Pterostylis dubia, commonly known as the blue-tongued greenhood, is a plant in the orchid family Orchidaceae and is endemic to Tasmania. It has a rosette of fleshy leaves at its base and a dark green and white flower with narrow petals and a dark blue-green labellum.

==Description==
Pterostylis dubia, is a terrestrial, perennial, deciduous, herb with an underground tuber. It has a rosette of leaves which are 15-60 mm long, 8-20 mm wide and have a stalk. Flowering plant have a single dark green and white flower 20-26 mm long and 9-12 mm wide is borne on a flowering stem 80-200 mm tall with stalkless stem leaves. The dorsal sepal and petals are joined, forming a hood called the "galea" over the column. The petals are not flared and are similar in length to the dorsal sepal which ends in a point. There is a wide gap at each side of the flower between the galea and the lateral sepals.
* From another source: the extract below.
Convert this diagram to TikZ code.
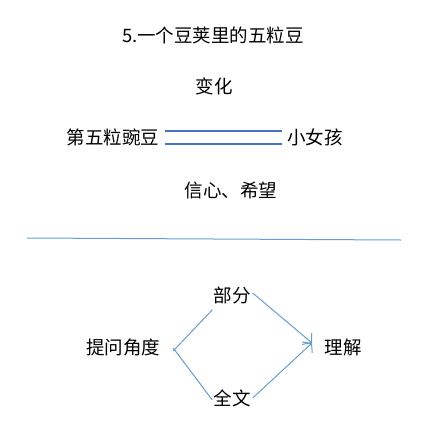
\documentclass[tikz,border=0pt]{standalone}
\usepackage{fontspec}
\setmainfont{Noto Sans CJK SC}
\usepackage{xcolor}
\usepackage{tikz}
\usetikzlibrary{positioning, arrows.meta}
\definecolor{linkblue}{RGB}{68, 114, 196}
\definecolor{arrowblue}{RGB}{100, 158, 218}

\begin{document}
\begin{tikzpicture}[x=1pt, y=-1pt,
  word/.style={inner sep=2pt, font=\fontsize{18.5}{22}\selectfont},
  arr/.style={arrowblue, line width=1pt, -{Straight Barb[length=6pt, width=15pt]}}]
\useasboundingbox (0,0) rectangle (429,439);
\node[word] (title) at (213,35) {5.一个豆荚里的五粒豆};
\node[word] (change) at (214,86) {变化};
\node[word] (pea) at (113,137) {第五粒豌豆};
\node[word] (girl) at (315,137) {小女孩};
\node[word] (hope) at (231,190) {信心、希望};
% double link
\draw[linkblue, line width=1.2pt] ([xshift=4pt, yshift=6pt]pea.east) -- ([xshift=-3pt, yshift=6pt]girl.west);
\draw[linkblue, line width=1.2pt] ([xshift=4pt, yshift=-7pt]pea.east) -- ([xshift=-3pt, yshift=-7pt]girl.west);
% divider
\coordinate (ruleL) at (27,238);
\coordinate (ruleR) at (401,240);
\draw[arrowblue, line width=1pt] (ruleL) -- (ruleR);
\node[word] (angle) at (123,347) {提问角度};
\node[word] (part) at (232,295) {部分};
\node[word] (whole) at (232,398) {全文};
\node[word] (under) at (343,347) {理解};
\coordinate (meet) at (312,343);
\draw[arrowblue, line width=1pt] ([xshift=11pt, yshift=-4pt]angle.east) -- ([xshift=1pt, yshift=-4pt]part.south west);
\draw[arrowblue, line width=1pt] ([xshift=11pt, yshift=-1pt]angle.east) -- ([xshift=1pt, yshift=-2pt]whole.west);
\draw[arr] ([yshift=2pt]part.east) -- (meet);
\draw[arr] (whole.east) -- (meet);
\end{tikzpicture}
\end{document}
The lateral sepals are erect and have a tapering tip, 14-22 mm long, only slightly taller than the galea and there is a notch in the bulging sinus between them. The labellum is 13-17 mm long, about 3 mm wide, dark bluish-green, curved and protrudes prominently above the sinus. Flowering occurs from November to January.

==Taxonomy and naming==
Pterostylis dubia was first formally described in 1810 by Robert Brown and the description was published in Prodromus Florae Novae Hollandiae et Insulae Van Diemen. The specific epithet (dubia) is a Latin word meaning "wavering", "uncertain" or "doubtful".

==Distribution and habitat==
The blue-tongued greenhood grows in wet forest at altitudes above 500 m in central and southern Tasmania.